Stop Guessing: Build Your Weekly Scoreboard in 5 Steps

Learn how to prioritize your next growth experiment by building a clear dashboard. Focus your effort on what actually moves the needle.

Who This Helps

Hey Growth Marketer. If you're staring at 20 different numbers and can't decide what to test next, this is for you. The Metrics & Dashboards Basics course shows you how to cut through the noise.

Mini Case

Maya's team tracked everything—page views, sign-ups, social shares. But they couldn't agree on what 'growth' meant. After defining one clear North Star metric and three supporting targets, they focused their next experiment. Result? A 15% lift in their key metric within 30 days, not just vanity metrics.

Do This Now (5 Steps)

  1. Pick your one North Star. What's the single best indicator of growth for your product right now? Write it down.
  2. Define three supporting metrics. These are the levers that directly influence your North Star. Be specific.
  3. Set realistic weekly targets for each supporting metric. Think 'improve by 5%', not 'double everything'.
  4. Build your weekly scoreboard. One page. Four numbers (your North Star and three supporters). That's it.
  5. Schedule a 20-minute review every Monday to check this scoreboard and decide your one experiment for the week.

Avoid These Traps

  • Don't track more than four key metrics on your main dashboard. More is noise.
  • Don't use vague terms like 'engagement'. Define it as 'weekly active users' or 'feature adoption rate'.
  • Don't build a dashboard no one looks at. If it takes more than 10 seconds to understand, it's too complex.
  • Don't chase a metric that looks good but doesn't connect to real business value.

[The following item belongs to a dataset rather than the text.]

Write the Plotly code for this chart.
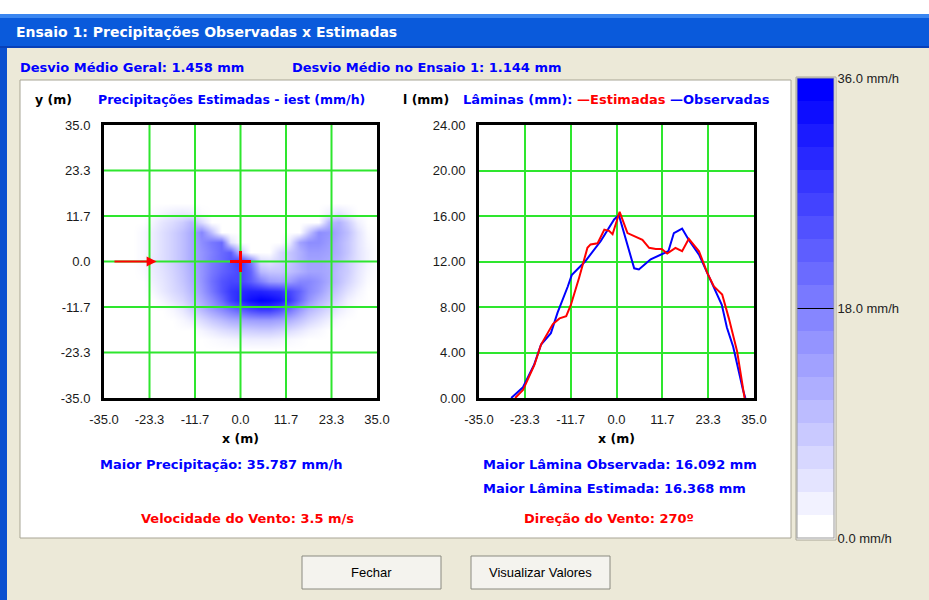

That's a shiny trap.
  • Don't skip the weekly review. Consistency turns data into decisions. It's like brushing your teeth for your strategy.

Your Win by Friday

By this Friday, you'll have a one-page weekly scoreboard. You'll know your North Star and its three key drivers. You'll walk into your next planning meeting with a clear, data-backed experiment to propose. No more guesswork, just focused action.